An Post has ‘sat on its laurels’ and now the services it offers are not broad enough to generate new business, a meeting in Dunmanway was told on Monday night.
By Kieran O’Mahony
AN POST has ‘sat on its laurels’ and now the services it offers are not broad enough to generate new business, a meeting in Dunmanway was told on Monday night.
Organised by Cork South West TD Margaret Murphy O’Mahony (FF), the public meeting on the future of local post offices, in the Parkway Hotel, was well attended by postmasters from across the West Cork region.
Deputy Murphy O’Mahony told the attendees that she and Deputy Timmy Dooley, Fianna Fáil spokesperson on communications, are part of a working group set up to form policy to look at how to secure and protect the future of the post office network.
‘Having worked in Bandon Post Office I’m fully aware of how important they are in rural areas and it is imperative to get the message out that if we don’t use it, we will lose it,’ said Deputy Murphy O’Mahony.
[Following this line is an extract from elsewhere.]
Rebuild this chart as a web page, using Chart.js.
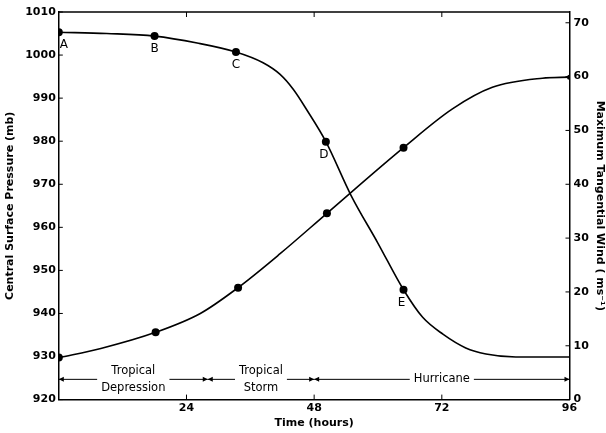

Fianna Fáil spokesperson for communications Timmy Dooley said that some State support is needed for the survival of post offices.
‘We can’t give up on rural Ireland and we can’t give up on the people who use the services. If we, as a party, can get a policy document on the future of them, then we can have a shot at it,’ said Deputy Dooley. ‘We must also look at how we can remunerate the postmaster,’ he added.
Paddy O’Shea of the Irish Postmasters Union reiterated that the government must back post offices and if they don’t, they will die. ‘Whatever policy ye come up with, please give us government services to survive,’ said Paddy.
The fact that the postmaster’s income is based on the number of transactions was highlighted at the meeting, with several postmasters saying it is difficult to make a living from a post office.